Annie Dillard speaks of the seraphs and cherubs and questions, sarcastically,“So love is greater than knowledge; how could I have forgotten?” (45) She doesn’t see the god that she envisions as being worthy of all this love because “God despises everything, apparently” (45). The oneness and peace/ acceptance felt are gone. Dillard is having a crisis and she is trying to reconcile ideas of a just god with the unjust ignorance which she perceives. “We are precisely nowhere, sinking on an entirely imaginary ice floe, into entirely imaginary seas them self adrift. Then, we reel out love’s long line alone toward a God less lovable than a grasshead, who treats us less well than we treat our lawns. Of faith I have nothing, only of truth;that this one God is a brute and traitor, abandoning us to time, to necessity and the engines of matter unhinged” (46). Dillard launches an attack on the innate nature of god and his silence on human matter despite sayings of his power and wisdom. Dillard suggests that she could be more understanding of God if he were helpless. Previously, she was naturally observing the sky, now she notices the sea, not just the froth and how it connects with the land but down to its beginning- the minerals. Likewise, she is now looking at god, trying to understand the source. “If days are gods, then gods are dead, and artists pyrotechnic fools” (50). Again, the sight of a new island represents something coming- new thinking.
She begins Holy the Firm with, “I know only enough of God to want to worship him, by any means ready to hand” (55). Shocking statement coming out of the previous section. Our preconceived notions of people who choose to include religion as a major part of our lives is usually distorted. They seem almost saintlike. Dillard implies that no one is perfect. However, throughout History some have tried to live righteously. Like nature, she is using the motivations and experiences of persons to help her understand god.
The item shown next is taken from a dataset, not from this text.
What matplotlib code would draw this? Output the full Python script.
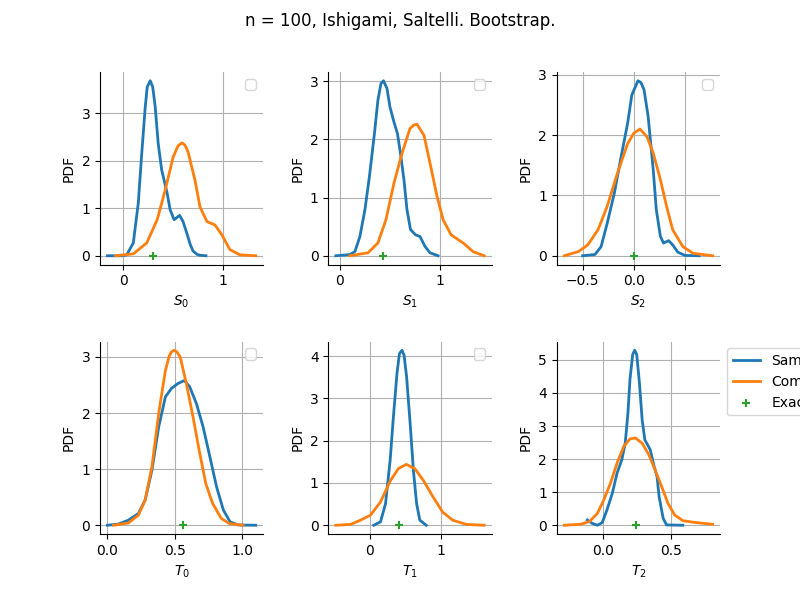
import numpy as np
import matplotlib
matplotlib.use("Agg")
import matplotlib.pyplot as plt

# index names and exact values
names = ["$S_0$", "$S_1$", "$S_2$", "$T_0$", "$T_1$", "$T_2$"]
exact = [0.30, 0.43, 0.0, 0.557, 0.415, 0.244]

# bootstrap sample PDF
sample_x = [
    [-0.16, 0.0, 0.034, 0.10, 0.15, 0.185, 0.22, 0.24, 0.27, 0.295, 0.32, 0.35, 0.385, 0.44, 0.47, 0.51, 0.565,
     0.60, 0.64, 0.67, 0.70, 0.74, 0.77, 0.83],
    [-0.04, 0.10, 0.15, 0.20, 0.25, 0.295, 0.345, 0.38, 0.41, 0.435, 0.47, 0.50, 0.535, 0.575, 0.605, 0.64, 0.67,
     0.705, 0.755, 0.80, 0.85, 0.90, 0.98],
    [-0.50, -0.38, -0.32, -0.26, -0.19, -0.13, -0.06, -0.02, 0.04, 0.07, 0.10, 0.14, 0.19, 0.22, 0.26, 0.29, 0.34,
     0.38, 0.43, 0.50, 0.64],
    [0.0, 0.08, 0.155, 0.23, 0.28, 0.33, 0.38, 0.43, 0.475, 0.525, 0.57, 0.61, 0.66, 0.71, 0.76, 0.81, 0.86, 0.91,
     0.97, 1.10],
    [0.055, 0.15, 0.22, 0.285, 0.33, 0.38, 0.415, 0.45, 0.48, 0.515, 0.565, 0.61, 0.655, 0.70, 0.79],
    [-0.115, -0.08, -0.04, -0.005, 0.03, 0.07, 0.105, 0.14, 0.165, 0.185, 0.20, 0.22, 0.235, 0.25, 0.27, 0.29,
     0.31, 0.35, 0.375, 0.40, 0.415, 0.445, 0.47, 0.59],
]
sample_y = [
    [0.0, 0.0, 0.02, 0.27, 1.11, 2.16, 3.14, 3.56, 3.69, 3.56, 3.14, 2.37, 1.81, 1.32, 0.97, 0.76, 0.85,
     0.72, 0.46, 0.25, 0.10, 0.03, 0.01, 0.0],
    [0.0, 0.02, 0.07, 0.33, 0.79, 1.36, 2.10, 2.68, 2.96, 3.01, 2.88, 2.56, 2.33, 2.10, 1.76, 1.30, 0.79,
     0.45, 0.36, 0.33, 0.16, 0.05, 0.0],
    [0.0, 0.02, 0.15, 0.54, 1.04, 1.59, 2.2, 2.66, 2.90, 2.87, 2.75, 2.31, 1.42, 0.76, 0.32, 0.21, 0.25,
     0.18, 0.06, 0.005, 0.0],
    [0.0, 0.02, 0.09, 0.21, 0.45, 0.98, 1.75, 2.29, 2.44, 2.53, 2.58, 2.47, 2.17, 1.75, 1.22, 0.68, 0.27, 0.06,
     0.005, 0.0],
    [0.0, 0.08, 0.51, 1.54, 2.56, 3.59, 4.06, 4.14, 4.02, 3.51, 2.40, 1.30, 0.51, 0.12, 0.0],
    [0.16, 0.06, 0.0, 0.08, 0.46, 0.97, 1.58, 1.98, 2.48, 3.39, 4.40, 5.16, 5.29, 5.16, 4.30, 3.19,
     2.58, 2.28, 1.83, 1.47, 0.87, 0.21, 0.01, 0.0],
]

# computed (asymptotic) PDF
comp_x = [
    [-0.08, 0.10, 0.235, 0.34, 0.42, 0.50, 0.55, 0.59, 0.62, 0.65, 0.72, 0.77, 0.84, 0.92, 0.99, 1.07, 1.17, 1.33],
    [0.10, 0.28, 0.38, 0.46, 0.54, 0.62, 0.70, 0.74, 0.77, 0.84, 0.90, 0.97, 1.03, 1.11, 1.23, 1.33, 1.44],
    [-0.68, -0.54, -0.45, -0.35, -0.26, -0.16, -0.06, 0.0, 0.06, 0.13, 0.19, 0.26, 0.32, 0.38, 0.48, 0.58, 0.77],
    [0.045, 0.155, 0.23, 0.28, 0.33, 0.38, 0.43, 0.46, 0.475, 0.495, 0.515, 0.54, 0.585, 0.635, 0.685, 0.73,
     0.78, 0.845, 0.905, 1.005],
    [-0.475, -0.27, -0.13, 0.01, 0.15, 0.29, 0.40, 0.51, 0.63, 0.75, 0.885, 1.02, 1.16, 1.35, 1.60],
    [-0.285, -0.165, -0.10, -0.04, 0.007, 0.056, 0.105, 0.154, 0.20, 0.24, 0.29, 0.34, 0.385, 0.434, 0.48, 0.53,
     0.59, 0.67, 0.74, 0.81],
]
comp_y = [
    [0.0, 0.04, 0.27, 0.76, 1.38, 2.08, 2.32, 2.38, 2.33, 2.19, 1.59, 1.03, 0.72, 0.65, 0.44, 0.13, 0.02, 0.0],
    [0.0, 0.05, 0.22, 0.62, 1.25, 1.76, 2.19, 2.25, 2.26, 2.07, 1.59, 1.02, 0.62, 0.36, 0.22, 0.07, 0.0],
    [0.0, 0.07, 0.18, 0.43, 0.82, 1.37, 1.86, 2.03, 2.10, 1.97, 1.70, 1.26, 0.82, 0.43, 0.15, 0.04, 0.0],
    [0.0, 0.04, 0.18, 0.45, 1.04, 1.99, 2.76, 3.03, 3.09, 3.12, 3.09, 3.0, 2.53, 1.93, 1.28, 0.74,
     0.39, 0.12, 0.03, 0.0],
    [0.0, 0.02, 0.12, 0.24, 0.55, 1.06, 1.34, 1.44, 1.34, 1.06, 0.67, 0.31, 0.12, 0.02, 0.0],
    [0.0, 0.03, 0.11, 0.36, 0.77, 1.27, 1.88, 2.38, 2.61, 2.64, 2.48, 2.13, 1.68, 1.17, 0.67, 0.31,
     0.14, 0.09, 0.06, 0.03],
]

fig, axes = plt.subplots(2, 3, figsize=(8, 6), dpi=100)
fig.suptitle("n = 100, Ishigami, Saltelli. Bootstrap.")
plt.subplots_adjust(wspace=0.4, hspace=0.4)

for i, ax in enumerate(axes.flat):
    l1, = ax.plot(sample_x[i], sample_y[i], color="C0", lw=2)
    l2, = ax.plot(comp_x[i], comp_y[i], color="C1", lw=2)
    l3 = ax.scatter([exact[i]], [0.0], marker="+", color="C2", zorder=3)
    ax.set_xlabel(names[i])
    ax.set_ylabel("PDF")
    ax.grid(True)
    ax.spines["top"].set_visible(False)
    ax.spines["right"].set_visible(False)
    if i < 5:
        ax.legend(handles=[], loc="upper right")
    else:
        # legend sits outside the last panel, clipped by the figure edge
        ax.legend([l1, l2, l3], ["Sample", "Computed", "Exact"],
                  loc="upper left", bbox_to_anchor=(1, 1))

plt.savefig("out.png")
She looks at God with new eyes. She views him as being worthy. Humility to God is now important to her. She contends that given the flimsiness and powerlessness of humans, who are we to question the Creator? Knowledge and service to God seems to fill her with purpose and great happiness. This light in her can be seen as a parallel to the moth filled with light which she spoke of earlier. “It sheds light in slats through my rib cage, and fills the buttressed vaults of my ribs with light pooled and buoyant. I am moth; I am light. I am prayer and I can hardly see” (65). She sees things as moving cell by cell now. Before she saw things a s a whole and took them for granted. Now she is in awe at the God who created everything “cell by cell” (65). She thinks on Holy the firm and asks is God connected to us in the same way? Looking at nature helps Dillard understand the nature of God. After making peace with nature and how it reveals that God exists and nature is good, she makes peace with what happened to Julie. She reasons that all god’s work must be righteous. Julie can now be a nun and be closer to god’s righteousness.
Dillard’s Holy the firm follows the narrator as she journeys through her crisis of faith. Nature is used by the narrator to navigate the difficult pool of he thoughts as she tries to reconcile a cruel world with a just God. She eventually looks at nature in a new way- deeper than they eyes saw earlier and she is able to gain a deeper understanding and appreciation for God.


















Works Cited


Dillard, Annie. Holy the Firm. New York: Harper & Row, 1977. Print.

Smith, Pamela, Sr. "The Ecotheology of Annie Dillard: A Study In Ambivalence." Twenty-Third Publications, n.d. Web. 17 Nov. 2015.